> TASK DESCRIPTION
All of the listing below must be repeated word for word. Pictures are the only thing to omit.

> SUPPLIED INFORMATION

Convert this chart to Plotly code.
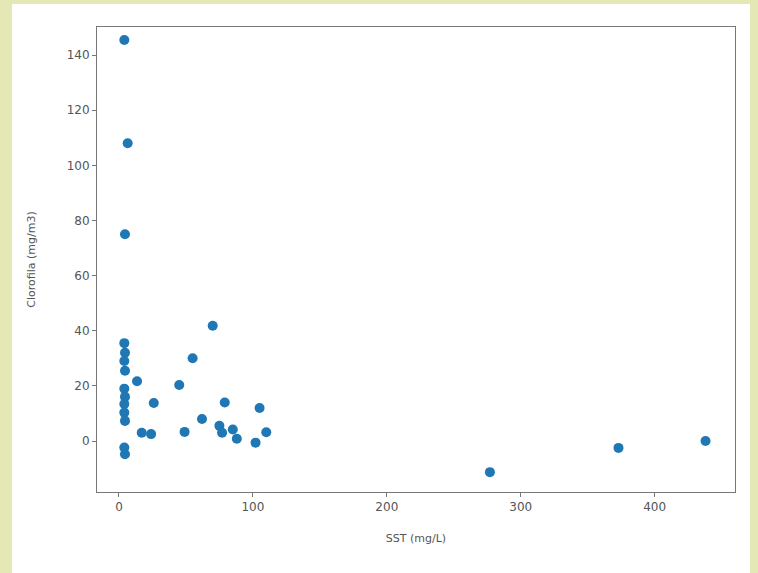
import plotly.graph_objects as go

sst = [4, 6.5, 4.5, 70, 55, 45, 13.5, 26, 79, 105, 62, 49, 17, 24, 75, 77, 85, 88, 102, 110,
       277, 373, 438,
       4, 4.5, 4, 4.5, 4, 4.5, 4, 4, 4.5, 4, 4.5]
clorofila = [145.5, 108, 75, 41.8, 30, 20.3, 21.7, 13.8, 14, 12, 8, 3.3, 3, 2.5, 5.5, 3, 4.2, 0.8, -0.6, 3.2,
             -11.3, -2.5, 0,
             35.5, 32, 29, 25.5, 19, 16, 13.4, 10.3, 7.3, -2.4, -4.8]

W, H = 758, 573
L, R, T, B = 97, 735, 27, 492
pw, ph = R - L, B - T

fig = go.Figure(go.Scatter(
    x=sst, y=clorofila, mode="markers",
    marker=dict(color="#1f77b4", size=10, symbol="circle", line=dict(width=0)),
    hoverinfo="x+y"))

fig.update_layout(
    width=W, height=H,
    margin=dict(l=L, r=W - R, t=T, b=H - B),
    paper_bgcolor="#e4e8b4",
    plot_bgcolor="white",
    showlegend=False,
    font=dict(family="DejaVu Sans", size=11, color="#555"),
    shapes=[dict(type="rect", xref="paper", yref="paper", layer="below",
                 x0=(12 - L) / pw, x1=(750 - L) / pw,
                 y0=(B - 576) / ph, y1=(B - 4) / ph,
                 fillcolor="white", line=dict(width=0))],
)
fig.update_xaxes(range=[-16.4, 460], tickvals=[0, 100, 200, 300, 400],
                 showgrid=False, zeroline=False, showline=True, mirror=True,
                 linecolor="#777", linewidth=1, ticks="outside", ticklen=4,
                 tickcolor="#777", tickfont=dict(size=12),
                 title=dict(text="SST (mg/L)", standoff=20,
                            font=dict(size=11, color="#555")))
fig.update_yaxes(range=[-18.5, 150.2], tickvals=[0, 20, 40, 60, 80, 100, 120, 140],
                 showgrid=False, zeroline=False, showline=True, mirror=True,
                 linecolor="#777", linewidth=1, ticks="outside", ticklen=4,
                 tickcolor="#777", tickfont=dict(size=12),
                 title=dict(text="Clorofila (mg/m3)", standoff=28,
                            font=dict(size=11, color="#555")))

fig.write_html("out.html", config={"displayModeBar": False},
               post_script="document.body.style.margin='0';document.body.style.padding='0';")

> EXERCISE SOLUTION
Convert this chart to Plotly code.
import plotly.graph_objects as go

sst = [4, 6.5, 4.5, 70, 55, 45, 13.5, 26, 79, 105, 62, 49, 17, 24, 75, 77, 85, 88, 102, 110,
       277, 373, 438,
       4, 4.5, 4, 4.5, 4, 4.5, 4, 4, 4.5, 4, 4.5]
clorofila = [145.5, 108, 75, 41.8, 30, 20.3, 21.7, 13.8, 14, 12, 8, 3.3, 3, 2.5, 5.5, 3, 4.2, 0.8, -0.6, 3.2,
             -11.3, -2.5, 0,
             35.5, 32, 29, 25.5, 19, 16, 13.4, 10.3, 7.3, -2.4, -4.8]

W, H = 758, 573
L, R, T, B = 97, 735, 27, 492
pw, ph = R - L, B - T

fig = go.Figure(go.Scatter(
    x=sst, y=clorofila, mode="markers",
    marker=dict(color="#1f77b4", size=10, symbol="circle", line=dict(width=0)),
    hoverinfo="x+y"))

fig.update_layout(
    width=W, height=H,
    margin=dict(l=L, r=W - R, t=T, b=H - B),
    paper_bgcolor="#e4e8b4",
    plot_bgcolor="white",
    showlegend=False,
    font=dict(family="DejaVu Sans", size=11, color="#555"),
    shapes=[dict(type="rect", xref="paper", yref="paper", layer="below",
                 x0=(12 - L) / pw, x1=(750 - L) / pw,
                 y0=(B - 576) / ph, y1=(B - 4) / ph,
                 fillcolor="white", line=dict(width=0))],
)
fig.update_xaxes(range=[-16.4, 460], tickvals=[0, 100, 200, 300, 400],
                 showgrid=False, zeroline=False, showline=True, mirror=True,
                 linecolor="#777", linewidth=1, ticks="outside", ticklen=4,
                 tickcolor="#777", tickfont=dict(size=12),
                 title=dict(text="SST (mg/L)", standoff=20,
                            font=dict(size=11, color="#555")))
fig.update_yaxes(range=[-18.5, 150.2], tickvals=[0, 20, 40, 60, 80, 100, 120, 140],
                 showgrid=False, zeroline=False, showline=True, mirror=True,
                 linecolor="#777", linewidth=1, ticks="outside", ticklen=4,
                 tickcolor="#777", tickfont=dict(size=12),
                 title=dict(text="Clorofila (mg/m3)", standoff=28,
                            font=dict(size=11, color="#555")))

fig.write_html("out.html", config={"displayModeBar": False},
               post_script="document.body.style.margin='0';document.body.style.padding='0';")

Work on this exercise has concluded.